No que diz respeito a relação da interpretação e a nossa questão inicial sobre a busca de sentido do texto bíblico no mundo frente ao texto, pode-se observar que Paul Ricoeur busca propor uma teoria englobante da hermenêutica dos textos que incluem também a linguagem religiosa. Para ele, interpretar um texto não se limita nem a captar a intenção do autor ou o pano de fundo histórico do texto – na perspectiva crítica bíblica tradicional – nem a apreender o jogo de significações internas ao texto sem nenhuma referência ao real fora do texto – como propõem vários leitores pós-modernos da Escritura. Para Ricoeur, a interpretação tem por fim compreender o mundo literário e teológico desenvolvido no texto. Ele não deseja sacrificar nenhuma dessas duas abordagens explicativas, mas antes articular uma à outra para preveni-las dos riscos que cada uma corre: a crítica histórica, do desinteresse pela matéria teológica do texto, e a poética pós-estrutural, de sua vontade anti-referencial. Sem sacrificar o momento da compreensão existencial que Paul Ricoeur chama de apropriação, para ele, a interpretação só está acabada se dá origem a experiências segundo as Escrituras.

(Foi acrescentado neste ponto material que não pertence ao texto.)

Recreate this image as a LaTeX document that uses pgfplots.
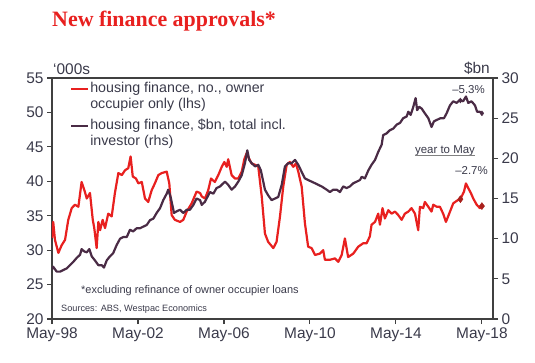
\documentclass[border=0pt]{standalone}
\usepackage{pgfplots}
\pgfplotsset{compat=1.18}
\usepackage{fontspec}
\setmainfont{Liberation Sans}
\newfontfamily\titlefont{Liberation Serif}
\definecolor{redS}{HTML}{E8201F}
\definecolor{purpS}{HTML}{4A2B45}
\definecolor{txt}{HTML}{3A3A4A}
\definecolor{axc}{HTML}{404040}
\definecolor{mkred}{HTML}{A8201C}
\begin{document}
\begin{tikzpicture}[x=1bp,y=1bp]
\useasboundingbox (-52,-43) rectangle (483,319);
\pgfplotsset{
  common/.style={
    at={(0,0)}, anchor=south west,
    scale only axis, width=441bp, height=241bp,
    xmin=1998.333, xmax=2018.85,
    tick align=outside, major tick length=5bp,
    axis line style={axc, line width=1.1bp},
    tick style={axc, line width=1.1bp},
    ticklabel style={font=\fontsize{15.5}{18}\selectfont, text=txt},
    /pgf/number format/assume math mode=true,
  }
}
\begin{axis}[common,
  ymin=20, ymax=55, ytick={20,25,...,55},
  xtick={1998.333,2002.333,2006.333,2010.333,2014.333,2018.333},
  xticklabels={May-98,May-02,May-06,May-10,May-14,May-18},
  xtick pos=bottom, ytick pos=left,
  legend style={at={(0.041,0.988)}, anchor=north west, draw=none, fill=none,
    inner sep=0pt, outer sep=0pt, row sep=0bp, column sep=0bp,
    font=\fontsize{14.3}{16}\selectfont, text=txt,
    nodes={inner sep=1bp, text height=10.5bp, text depth=3.5bp}},
  legend cell align=left,
  legend image code/.code={\draw[#1] (0bp,0bp) -- (17bp,0bp);},
]
\addplot[redS, line width=2.2bp, line join=round] coordinates {
(1998.33,31.8)(1998.39,34.1)(1998.47,31.5)(1998.63,29.6)(1998.78,30.7)(1998.94,31.5)(1999.09,34.4)(1999.25,36.1)(1999.40,36.6)(1999.56,36.3)(1999.71,39.9)(1999.84,38.7)(1999.95,37.5)(2000.10,38.3)(2000.23,34.4)(2000.30,33.2)(2000.41,30.3)(2000.49,34.1)(2000.57,32.9)(2000.69,34.4)(2000.80,33.2)(2000.95,35.3)(2001.11,34.9)(2001.26,38.3)(2001.42,41.2)(2001.58,40.9)(2001.73,41.6)(2001.88,41.9)(2001.99,43.6)(2002.09,40.7)(2002.24,40.4)(2002.35,39.7)(2002.51,39.9)(2002.66,37.5)(2002.81,37.0)(2002.97,38.7)(2003.12,39.7)(2003.28,40.9)(2003.44,41.2)(2003.67,41.4)(2003.79,39.7)(2003.90,35.1)(2004.05,34.4)(2004.29,34.1)(2004.44,34.4)(2004.60,35.6)(2004.83,36.8)(2005.06,38.5)(2005.22,38.3)(2005.30,37.8)(2005.45,37.5)(2005.60,38.7)(2005.73,40.4)(2005.91,39.9)(2006.07,40.9)(2006.23,42.1)(2006.35,42.8)(2006.46,42.1)(2006.53,43.2)(2006.69,40.9)(2006.85,40.4)(2007.00,40.4)(2007.16,41.4)(2007.28,43.2)(2007.39,44.1)(2007.50,43.3)(2007.62,42.6)(2007.78,42.4)(2007.93,42.1)(2008.09,37.8)(2008.24,32.4)(2008.39,31.2)(2008.63,30.3)(2008.78,31.2)(2008.94,34.9)(2009.09,39.2)(2009.25,42.4)(2009.40,42.8)(2009.56,42.1)(2009.68,42.6)(2009.79,41.4)(2009.95,39.2)(2010.10,33.9)(2010.25,30.5)(2010.41,30.3)(2010.57,29.3)(2010.80,29.5)(2010.95,30.0)(2011.03,28.6)(2011.26,28.6)(2011.50,28.8)(2011.65,28.3)(2011.81,29.3)(2011.96,31.7)(2012.11,29.0)(2012.35,29.5)(2012.58,30.5)(2012.81,31.0)(2012.97,31.0)(2013.12,32.0)(2013.20,33.7)(2013.36,34.1)(2013.51,35.3)(2013.59,33.7)(2013.71,36.1)(2013.82,34.6)(2013.98,35.8)(2014.13,35.3)(2014.29,35.6)(2014.44,35.1)(2014.60,34.4)(2014.75,35.3)(2014.91,35.6)(2015.06,36.1)(2015.22,35.3)(2015.37,32.9)(2015.45,36.3)(2015.60,36.1)(2015.68,37.0)(2015.84,36.3)(2015.99,35.6)(2016.07,36.6)(2016.23,36.3)(2016.38,36.3)(2016.53,35.3)(2016.66,34.1)(2016.85,35.6)(2017.00,36.8)(2017.23,37.3)(2017.33,37.4)(2017.50,38.5)(2017.59,39.7)(2017.70,39.0)(2017.82,38.3)(2017.93,37.5)(2018.09,36.6)(2018.24,36.1)(2018.33,36.4)
};
\addlegendentry{housing finance, no., owner}
\addlegendimage{empty legend}
\addlegendentry[text depth=8.5bp]{occupier only (lhs)}
\addlegendimage{purpS, line width=2.2bp}
\addlegendentry{housing finance, \$bn, total incl.}
\addlegendimage{empty legend}
\addlegendentry{investor (rhs)}
\addplot[forget plot, only marks, mark=diamond*, mark size=3.5bp, color=mkred] coordinates {(2017.333,37.4)(2018.333,36.4)};
\end{axis}
\begin{axis}[common,
  ymin=0, ymax=30, ytick={0,5,...,30},
  axis x line=none, axis y line*=right,
]
\addplot[purpS, line width=2.2bp, line join=round] coordinates {
(1998.33,6.2)(1998.39,6.5)(1998.55,5.9)(1998.71,5.9)(1998.86,6.1)(1999.02,6.3)(1999.17,6.7)(1999.32,7.1)(1999.48,7.6)(1999.64,8.0)(1999.71,8.7)(1999.84,8.4)(1999.95,8.3)(2000.07,8.7)(2000.18,7.8)(2000.33,7.3)(2000.49,6.7)(2000.65,6.7)(2000.75,6.4)(2000.88,7.3)(2001.03,7.8)(2001.18,8.2)(2001.34,9.2)(2001.50,10.0)(2001.65,10.2)(2001.81,10.2)(2001.96,11.1)(2002.11,10.9)(2002.27,11.3)(2002.43,11.3)(2002.58,11.5)(2002.74,11.7)(2002.89,12.3)(2003.05,12.5)(2003.20,13.2)(2003.36,13.8)(2003.51,14.8)(2003.67,15.6)(2003.74,16.1)(2003.85,15.2)(2004.01,13.2)(2004.13,13.4)(2004.29,13.6)(2004.44,13.2)(2004.60,13.6)(2004.75,13.6)(2004.91,14.2)(2005.06,15.0)(2005.22,14.8)(2005.30,14.2)(2005.45,14.6)(2005.68,15.8)(2005.84,15.6)(2005.99,16.3)(2006.15,16.5)(2006.38,17.1)(2006.53,16.7)(2006.69,16.1)(2006.85,16.5)(2007.00,17.1)(2007.16,17.9)(2007.31,19.4)(2007.42,21.0)(2007.51,19.8)(2007.62,19.4)(2007.78,19.0)(2007.93,19.2)(2008.05,18.5)(2008.24,16.1)(2008.39,15.4)(2008.55,14.8)(2008.71,15.0)(2008.86,15.2)(2009.02,16.7)(2009.17,19.0)(2009.32,19.4)(2009.48,19.4)(2009.64,19.8)(2009.79,19.2)(2009.95,18.3)(2010.10,17.5)(2010.25,17.3)(2010.41,17.1)(2010.57,16.9)(2010.72,16.7)(2010.88,16.5)(2011.11,16.1)(2011.26,15.8)(2011.42,16.1)(2011.58,16.1)(2011.73,15.8)(2011.88,16.5)(2012.04,16.3)(2012.19,16.5)(2012.35,16.9)(2012.51,17.1)(2012.66,17.3)(2012.74,17.7)(2012.89,17.5)(2013.05,18.5)(2013.20,19.2)(2013.36,19.8)(2013.51,20.8)(2013.67,21.7)(2013.74,22.9)(2013.90,23.1)(2014.05,23.5)(2014.21,23.7)(2014.37,24.2)(2014.52,24.4)(2014.67,25.0)(2014.83,25.2)(2014.91,25.8)(2015.02,25.4)(2015.14,26.4)(2015.25,27.5)(2015.32,26.0)(2015.42,26.4)(2015.53,26.2)(2015.68,25.6)(2015.84,25.0)(2015.99,23.9)(2016.10,24.6)(2016.25,24.8)(2016.41,25.0)(2016.57,25.0)(2016.69,25.6)(2016.85,26.6)(2017.00,27.1)(2017.16,26.9)(2017.31,27.3)(2017.46,27.1)(2017.59,27.7)(2017.70,26.9)(2017.85,27.1)(2018.01,26.6)(2018.11,25.8)(2018.24,25.8)(2018.33,25.6)
};
\addplot[only marks, mark=diamond*, mark size=2.5bp, color=purpS] coordinates {(2017.333,27.2)(2018.333,25.6)};
\end{axis}
% title and annotations
\node[anchor=base west, inner sep=0pt, text=redS] at (0,293) {\titlefont\bfseries\fontsize{22}{24}\selectfont New finance approvals*};
\node[anchor=base west, inner sep=0pt, text=txt] at (1,245) {\fontsize{15.5}{18}\selectfont ‘000s};
\node[anchor=base east, inner sep=0pt, text=txt] at (438,246) {\fontsize{15.5}{18}\selectfont \$bn};
\node[anchor=base east, inner sep=0pt, text=txt] at (433,226) {\fontsize{11.5}{13}\selectfont –5.3\%};
\node[anchor=base, inner sep=0pt, text=txt] at (393,166) {\fontsize{11.5}{13}\selectfont year to May};
\draw[gray, line width=1.3bp] (363,163.3) -- (423,163.3);
\node[anchor=base east, inner sep=0pt, text=txt] at (436,145) {\fontsize{11.5}{13}\selectfont –2.7\%};
\node[anchor=base west, inner sep=0pt, text=txt] at (29,26) {\fontsize{11}{13}\selectfont *excluding refinance of owner occupier loans};
\node[anchor=base west, inner sep=0pt, text=txt] at (9,8) {\fontsize{9.2}{11}\selectfont Sources: ABS, Westpac Economics};
\end{tikzpicture}
\end{document}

Para concluir, saliento que ainda que seja difícil acompanhar o estilo desse autor e a expansão de suas pesquisas através da história da filosofia e das disciplinas científicas mais diversas, a vida de Paul Ricoeur mostra-o como um dos pensadores cristãos, que no âmago da modernidade corrosiva, testemunha que a humanidade é chamada pelo poder transformador dos textos da Bíblia, com isso sua obra relembra ao homem e à mulher contemporâneos a relevância do ato criativo, inspirado pelo Espírito Santo, na interpretação bíblica acompanhado de um testemunho constantemente renovado pela graça de Deus, talvez sejam esses dois aspectos chaves para compreendermos o sentido do texto bíblico no mundo diante do texto.